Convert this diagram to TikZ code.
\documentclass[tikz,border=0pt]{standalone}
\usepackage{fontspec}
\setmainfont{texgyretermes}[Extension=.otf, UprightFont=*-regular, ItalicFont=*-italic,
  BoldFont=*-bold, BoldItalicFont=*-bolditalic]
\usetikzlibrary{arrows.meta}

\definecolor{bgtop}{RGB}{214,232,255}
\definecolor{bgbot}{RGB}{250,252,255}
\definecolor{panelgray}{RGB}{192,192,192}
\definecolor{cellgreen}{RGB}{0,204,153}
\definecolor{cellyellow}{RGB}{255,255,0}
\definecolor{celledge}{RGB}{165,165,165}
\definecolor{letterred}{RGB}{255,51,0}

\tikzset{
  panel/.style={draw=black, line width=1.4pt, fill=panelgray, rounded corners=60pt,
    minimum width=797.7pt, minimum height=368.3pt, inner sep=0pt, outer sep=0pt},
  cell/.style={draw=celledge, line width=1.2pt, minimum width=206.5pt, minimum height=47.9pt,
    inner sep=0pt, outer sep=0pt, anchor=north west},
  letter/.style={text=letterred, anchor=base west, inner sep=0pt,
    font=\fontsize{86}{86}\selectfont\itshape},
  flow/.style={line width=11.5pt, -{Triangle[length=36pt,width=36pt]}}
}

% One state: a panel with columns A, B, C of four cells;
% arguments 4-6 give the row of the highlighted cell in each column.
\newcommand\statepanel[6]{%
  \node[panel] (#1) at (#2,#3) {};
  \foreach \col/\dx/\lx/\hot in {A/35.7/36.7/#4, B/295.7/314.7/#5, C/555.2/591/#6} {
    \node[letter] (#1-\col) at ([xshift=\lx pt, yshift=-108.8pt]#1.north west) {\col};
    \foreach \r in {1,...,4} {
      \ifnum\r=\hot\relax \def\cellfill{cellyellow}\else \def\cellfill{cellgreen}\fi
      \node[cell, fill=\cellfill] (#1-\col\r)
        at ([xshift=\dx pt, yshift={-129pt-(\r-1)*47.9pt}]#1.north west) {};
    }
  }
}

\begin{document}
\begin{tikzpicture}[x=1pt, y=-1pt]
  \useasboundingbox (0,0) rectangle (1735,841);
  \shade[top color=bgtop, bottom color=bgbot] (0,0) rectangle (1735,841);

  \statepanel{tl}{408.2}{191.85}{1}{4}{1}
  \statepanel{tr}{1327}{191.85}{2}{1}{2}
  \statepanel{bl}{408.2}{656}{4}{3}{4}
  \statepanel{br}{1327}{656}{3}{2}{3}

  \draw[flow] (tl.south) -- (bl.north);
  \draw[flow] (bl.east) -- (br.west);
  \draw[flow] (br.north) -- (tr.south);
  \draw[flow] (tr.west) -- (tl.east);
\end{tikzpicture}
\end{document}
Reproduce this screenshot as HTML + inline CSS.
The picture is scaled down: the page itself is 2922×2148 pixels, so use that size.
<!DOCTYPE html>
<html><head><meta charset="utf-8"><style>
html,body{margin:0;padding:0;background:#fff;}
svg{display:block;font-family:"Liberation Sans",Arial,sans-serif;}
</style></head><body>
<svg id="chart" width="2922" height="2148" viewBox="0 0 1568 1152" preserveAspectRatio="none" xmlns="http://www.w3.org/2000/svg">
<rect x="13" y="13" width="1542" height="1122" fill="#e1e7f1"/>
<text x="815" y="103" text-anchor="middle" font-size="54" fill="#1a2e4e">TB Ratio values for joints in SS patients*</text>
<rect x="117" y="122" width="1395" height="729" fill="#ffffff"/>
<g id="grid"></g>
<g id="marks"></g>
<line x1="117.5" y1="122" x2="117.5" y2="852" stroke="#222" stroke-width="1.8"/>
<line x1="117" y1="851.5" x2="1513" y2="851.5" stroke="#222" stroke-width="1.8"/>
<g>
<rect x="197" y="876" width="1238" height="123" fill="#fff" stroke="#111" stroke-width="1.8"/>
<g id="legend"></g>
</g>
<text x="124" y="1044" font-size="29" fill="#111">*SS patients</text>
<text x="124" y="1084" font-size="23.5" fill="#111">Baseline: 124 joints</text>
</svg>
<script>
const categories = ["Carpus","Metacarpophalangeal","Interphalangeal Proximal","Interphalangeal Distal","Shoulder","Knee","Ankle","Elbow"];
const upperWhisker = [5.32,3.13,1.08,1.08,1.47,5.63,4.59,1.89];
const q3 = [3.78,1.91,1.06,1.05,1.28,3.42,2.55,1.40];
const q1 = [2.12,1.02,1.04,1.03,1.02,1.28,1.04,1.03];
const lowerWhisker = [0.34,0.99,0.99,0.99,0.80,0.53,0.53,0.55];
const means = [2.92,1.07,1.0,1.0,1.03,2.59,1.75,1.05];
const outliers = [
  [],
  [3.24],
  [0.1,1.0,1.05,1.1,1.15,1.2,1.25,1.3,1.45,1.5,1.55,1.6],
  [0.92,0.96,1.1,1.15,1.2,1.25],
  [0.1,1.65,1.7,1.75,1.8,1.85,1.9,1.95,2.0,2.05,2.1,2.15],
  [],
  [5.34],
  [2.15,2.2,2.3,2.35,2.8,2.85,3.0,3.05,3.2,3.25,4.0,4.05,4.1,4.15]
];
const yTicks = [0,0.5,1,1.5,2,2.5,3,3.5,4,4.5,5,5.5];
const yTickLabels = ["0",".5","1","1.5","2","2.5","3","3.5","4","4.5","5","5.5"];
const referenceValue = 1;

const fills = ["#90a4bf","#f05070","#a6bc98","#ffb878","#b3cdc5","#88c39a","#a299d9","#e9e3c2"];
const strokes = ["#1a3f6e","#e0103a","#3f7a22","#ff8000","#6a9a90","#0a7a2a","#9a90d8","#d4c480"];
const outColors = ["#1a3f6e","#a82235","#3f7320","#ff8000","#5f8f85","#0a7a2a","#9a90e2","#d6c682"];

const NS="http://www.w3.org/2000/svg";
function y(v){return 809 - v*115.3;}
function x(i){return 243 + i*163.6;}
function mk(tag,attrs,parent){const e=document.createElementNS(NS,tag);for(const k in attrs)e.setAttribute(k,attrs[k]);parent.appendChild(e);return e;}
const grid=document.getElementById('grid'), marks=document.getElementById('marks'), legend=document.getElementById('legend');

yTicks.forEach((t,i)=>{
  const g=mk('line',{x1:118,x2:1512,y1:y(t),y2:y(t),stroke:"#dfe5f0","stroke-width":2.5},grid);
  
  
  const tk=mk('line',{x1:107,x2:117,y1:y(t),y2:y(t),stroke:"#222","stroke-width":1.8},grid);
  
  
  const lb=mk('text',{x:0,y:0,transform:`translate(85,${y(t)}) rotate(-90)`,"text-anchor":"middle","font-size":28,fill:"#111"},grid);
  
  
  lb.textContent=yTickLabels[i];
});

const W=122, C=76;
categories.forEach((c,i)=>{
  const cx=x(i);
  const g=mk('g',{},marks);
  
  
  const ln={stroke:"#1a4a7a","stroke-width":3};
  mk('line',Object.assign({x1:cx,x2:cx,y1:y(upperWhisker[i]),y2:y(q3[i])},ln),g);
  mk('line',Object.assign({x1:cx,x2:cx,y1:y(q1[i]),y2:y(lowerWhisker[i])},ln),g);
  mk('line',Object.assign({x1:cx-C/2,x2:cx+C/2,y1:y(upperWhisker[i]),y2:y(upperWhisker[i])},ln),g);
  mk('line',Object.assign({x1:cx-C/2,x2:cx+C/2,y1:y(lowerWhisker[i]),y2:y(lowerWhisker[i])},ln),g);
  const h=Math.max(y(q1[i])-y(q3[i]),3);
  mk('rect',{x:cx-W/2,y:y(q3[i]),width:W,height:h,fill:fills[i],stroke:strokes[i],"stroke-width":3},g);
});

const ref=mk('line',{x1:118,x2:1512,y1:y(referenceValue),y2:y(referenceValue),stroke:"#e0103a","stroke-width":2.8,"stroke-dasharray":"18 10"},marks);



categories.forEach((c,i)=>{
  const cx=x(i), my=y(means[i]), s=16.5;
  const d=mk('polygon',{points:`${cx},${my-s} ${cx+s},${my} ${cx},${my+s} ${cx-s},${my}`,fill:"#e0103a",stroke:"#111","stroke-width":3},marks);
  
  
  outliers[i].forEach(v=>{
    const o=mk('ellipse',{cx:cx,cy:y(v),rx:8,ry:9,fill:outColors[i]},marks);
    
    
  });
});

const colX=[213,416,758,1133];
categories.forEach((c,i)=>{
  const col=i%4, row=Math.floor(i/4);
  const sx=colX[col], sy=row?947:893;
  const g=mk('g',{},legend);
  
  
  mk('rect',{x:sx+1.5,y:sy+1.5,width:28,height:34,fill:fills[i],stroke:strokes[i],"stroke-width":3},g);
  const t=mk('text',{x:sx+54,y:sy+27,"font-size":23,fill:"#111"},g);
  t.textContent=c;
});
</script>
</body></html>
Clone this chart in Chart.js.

◇ ◇ ◇ ◇ ◇ ◇ ◇

## Requirement
In the entries above, find each line with the word "chart" and show it.

## Answer for this exercise
<svg id="chart" width="2922" height="2148" viewBox="0 0 1568 1152" preserveAspectRatio="none" xmlns="http://www.w3.org/2000/svg">
Clone this chart in Chart.js.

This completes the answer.